Friday, September 11, 2020

Canyon Dreams: A Basketball Season on the Navajo Nation by Michael Powell

Canyon Dreams by Michael Powell was my latest read, and I was just blown away.  Powell's storytelling is beautiful and stunning and heartbreaking.  While this book tells of one season of the Chinle High School basketball team, this is a story about so much more than basketball.  It is really a novel about the Navajo people and the struggles they often face living on the reservation.  It is about the history and traditions of the Navajo and how their lives have evolved over the years.  This is a human interest story that will have you cheering for this group of boys as they navigate not only the long basketball season, but lives full of heartache and hope.  I loved this novel so much.  I really can't say enough good things about it.

Note: There is a series on Netflix to accompany this novel.  It is called Basketball or Nothing. 

From Amazon:

The moving story of a Navajo high school basketball team, its members struggling with the everyday challenges of high school, adolescence, and family, and the great and unique obstacles facing Native Americans living on reservations.

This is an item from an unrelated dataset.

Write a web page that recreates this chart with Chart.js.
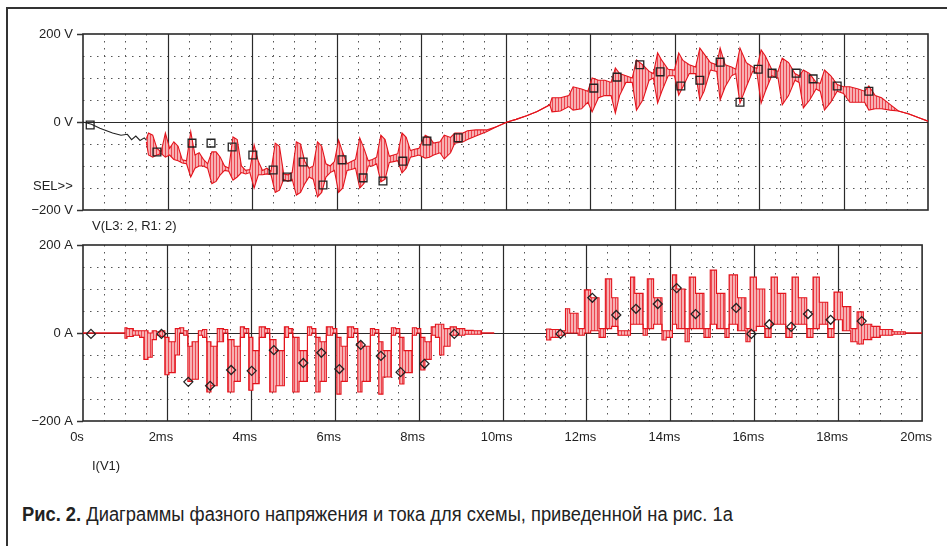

Deep in the heart of northern Arizona, in a small and isolated patch of the vast 17.5-million-acre Navajo reservation, sits Chinle High School. Here, basketball is passion, passed from grandparent to parent to child. Rez Ball is a sport for winters where dark and cold descend fast and there is little else to do but roam mesa tops, work, and wonder what the future holds. The town has 4,500 residents and the high school arena seats 7,000. Fans drive thirty, fifty, even eighty miles to see the fast-paced and highly competitive matchups that are more than just games to players and fans.

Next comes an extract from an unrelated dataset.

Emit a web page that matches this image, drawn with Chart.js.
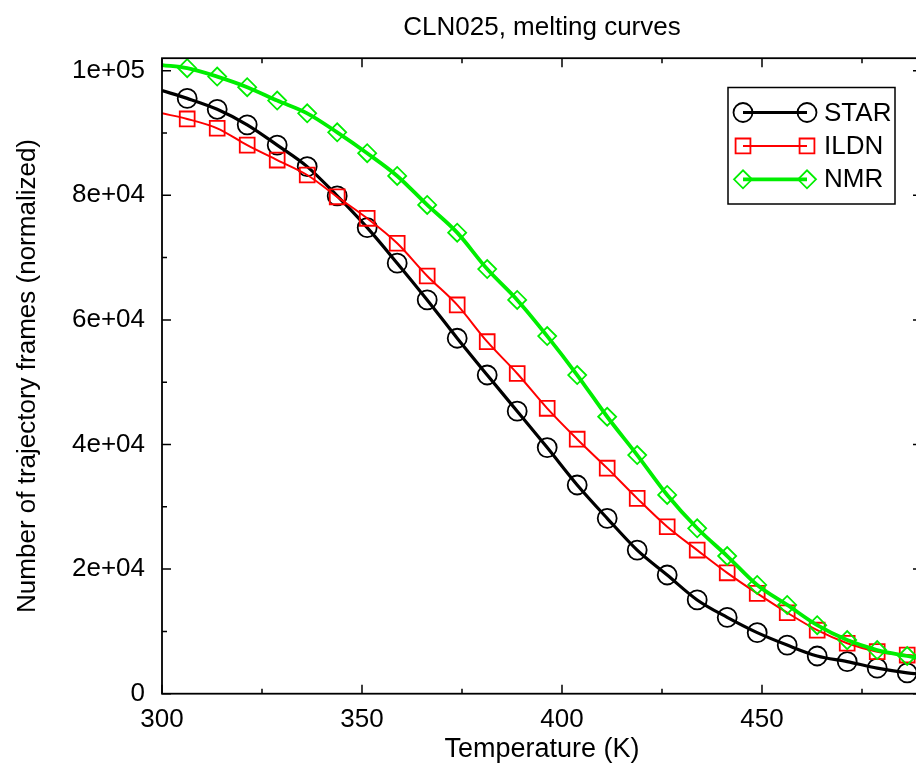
<!DOCTYPE html>
<html>
<head>
<meta charset="utf-8">
<title>CLN025, melting curves</title>
<script src="https://cdn.jsdelivr.net/npm/chart.js@4.4.1/dist/chart.umd.min.js"></script>
<style>
  html, body { margin: 0; padding: 0; background: #fff; overflow: hidden; }
  #wrap { position: relative; width: 930px; height: 768px; }
</style>
</head>
<body>
<div id="wrap"><canvas id="melt"></canvas></div>
<script>
// temperatures (K): first and last entries are where the curves meet the frame, the rest carry markers
const temps = [300, 306.3, 313.8, 321.3, 328.8, 336.3, 343.8, 351.3, 358.8, 366.3, 373.8,
  381.3, 388.8, 396.3, 403.8, 411.3, 418.8, 426.3, 433.8, 441.3, 448.8,
  456.3, 463.8, 471.3, 478.8, 486.3, 490];
const star = [96800, 95550, 93800, 91300, 88050, 84600, 79900, 74800, 69100, 63200, 57050,
  51150, 45350, 39500, 33500, 28150, 23050, 19050, 15050, 12250, 9800,
  7800, 6050, 5150, 4100, 3350, 3100];
const ildn = [93150, 92250, 90750, 88050, 85650, 83250, 79750, 76300, 72300, 67050, 62400,
  56500, 51400, 45800, 40850, 36200, 31350, 26800, 23050, 19400, 16100,
  13000, 10200, 8100, 6750, 6200, 6000];
const nmr = [100900, 100400, 99050, 97350, 95200, 93150, 90100, 86750, 83100, 78450, 74000,
  68150, 63200, 57400, 51150, 44450, 38300, 31900, 26550, 22100, 17450,
  14250, 11000, 8600, 7000, 6050, 5600];

const xLabelTicks = [300, 350, 400, 450];
const xMinorTicks = [325, 375, 425, 475];
const yLabelTicks = [0, 20000, 40000, 60000, 80000, 100000];
const yMinorTicks = [10000, 30000, 50000, 70000, 90000];

const FONT = "'Liberation Sans', Arial, Helvetica, sans-serif";
Chart.defaults.font.family = FONT;
Chart.defaults.color = '#000';

const lastIdx = temps.length - 1;
const toPts = vals => vals.map((v, i) => ({ x: temps[i], y: v }));
// ends of the curve carry no marker
const markerSize = r => ctx => (ctx.dataIndex === 0 || ctx.dataIndex === lastIdx) ? 0 : r;

function series(label, vals, color, width, style, radius, order) {
  return {
    label: label,
    data: toPts(vals),
    borderColor: color,
    borderWidth: width,
    backgroundColor: 'transparent',
    pointStyle: style,
    pointRadius: markerSize(radius),
    pointHoverRadius: markerSize(radius),
    pointBorderColor: color,
    pointBackgroundColor: 'transparent',
    pointBorderWidth: 1.8,
    cubicInterpolationMode: 'monotone',
    legendRadius: radius,
    order: order
  };
}

// frame on all four sides with inward ticks, mirrored top/right
const frameTicks = {
  id: 'frameTicks',
  afterDatasetsDraw(chart) {
    const { ctx, chartArea: a, scales: { x, y } } = chart;
    ctx.save();
    ctx.strokeStyle = '#000';
    ctx.lineWidth = 1.5;
    ctx.beginPath();
    const xMarks = (vals, len) => vals.forEach(v => {
      const px = x.getPixelForValue(v);
      ctx.moveTo(px, a.bottom); ctx.lineTo(px, a.bottom - len);
      ctx.moveTo(px, a.top); ctx.lineTo(px, a.top + len);
    });
    const yMarks = (vals, len) => vals.forEach(v => {
      const py = y.getPixelForValue(v);
      ctx.moveTo(a.left, py); ctx.lineTo(a.left + len, py);
      ctx.moveTo(a.right, py); ctx.lineTo(a.right - len, py);
    });
    xMarks(xLabelTicks, 9);
    xMarks(xMinorTicks, 5);
    yMarks(yLabelTicks, 9);
    yMarks(yMinorTicks, 5);
    ctx.stroke();
    ctx.lineWidth = 1.8;
    ctx.strokeRect(a.left, a.top, a.width, a.height);
    ctx.restore();
  }
};

// boxed key in the upper right, gnuplot style
const boxLegend = {
  id: 'boxLegend',
  afterDraw(chart) {
    const ctx = chart.ctx;
    ctx.save();
    ctx.strokeStyle = '#000';
    ctx.lineWidth = 1.5;
    ctx.strokeRect(728, 87.5, 167, 116.5);
    chart.data.datasets.forEach((ds, i) => {
      const yy = 112.5 + i * 33.4;
      ctx.strokeStyle = ds.borderColor;
      ctx.fillStyle = 'transparent';
      ctx.lineWidth = ds.borderWidth;
      ctx.beginPath();
      ctx.moveTo(743, yy);
      ctx.lineTo(807, yy);
      ctx.stroke();
      ctx.lineWidth = ds.pointBorderWidth;
      [743, 807].forEach(px => {
        Chart.helpers.drawPoint(ctx, {
          pointStyle: ds.pointStyle, radius: ds.legendRadius, rotation: 0, borderWidth: ds.pointBorderWidth
        }, px, yy);
      });
      ctx.fillStyle = '#000';
      ctx.font = '26px ' + FONT;
      ctx.textAlign = 'left';
      ctx.textBaseline = 'middle';
      ctx.fillText(ds.label, 824, yy + 1);
    });
    ctx.restore();
  }
};

const expLabel = v => v === 0 ? '0' : Number(v).toExponential().replace(/e([+-])(\d)$/, 'e$10$2');

new Chart(document.getElementById('melt'), {
  type: 'line',
  data: {
    datasets: [
      series('STAR', star, '#000000', 3.2, 'circle', 9.5, 2),
      series('ILDN', ildn, '#ff0000', 2, 'rect', 10.5, 1),
      series('NMR', nmr, '#00ee00', 3.8, 'rectRot', 9, 0)
    ]
  },
  options: {
    responsive: true,
    maintainAspectRatio: false,
    animation: false,
    events: [],
    layout: { padding: { left: 0, right: 8, top: 0, bottom: 0 } },
    plugins: {
      legend: { display: false },
      tooltip: { enabled: false },
      title: {
        display: true,
        fullSize: false,
        text: 'CLN025, melting curves',
        color: '#000',
        font: { size: 26, weight: 'normal' },
        padding: { top: 12, bottom: 15 }
      }
    },
    scales: {
      x: {
        type: 'linear',
        min: 300,
        max: 490,
        grid: { display: false },
        border: { display: false },
        afterBuildTicks: s => { s.ticks = xLabelTicks.map(v => ({ value: v })); },
        afterFit: s => { s.height = 74.3; },
        ticks: {
          autoSkip: false,
          maxRotation: 0,
          padding: 3,
          font: { size: 26 },
          color: '#000',
          callback: v => String(v)
        },
        title: {
          display: true,
          text: 'Temperature (K)',
          color: '#000',
          font: { size: 27 },
          padding: { top: 0, bottom: 2 }
        }
      },
      y: {
        type: 'linear',
        min: 0,
        max: 102000,
        grid: { display: false },
        border: { display: false },
        afterBuildTicks: s => { s.ticks = yLabelTicks.map(v => ({ value: v })); },
        afterFit: s => { s.width = 162; },
        ticks: {
          autoSkip: false,
          padding: 9,
          font: { size: 26 },
          color: '#000',
          callback: v => expLabel(v)
        },
        title: {
          display: true,
          text: 'Number of trajectory frames (normalized)',
          color: '#000',
          font: { size: 26 },
          padding: { top: 12, bottom: 0 }
        }
      }
    }
  },
  plugins: [frameTicks, boxLegend]
});
</script>
</body>
</html>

Celebrated Times journalist Michael Powell brings us a narrative of triumph and hardship, a moving story about a basketball team on a Navajo reservation that shows how important sports can be to youths in struggling communities, and the transcendent magic and painful realities that confront Native Americans living on reservations. This book details his season-long immersion in the team, town, and culture, in which there were exhilarating wins, crushing losses, and conversations on long bus rides across the desert about dreams of  leaving home and the fear of the same.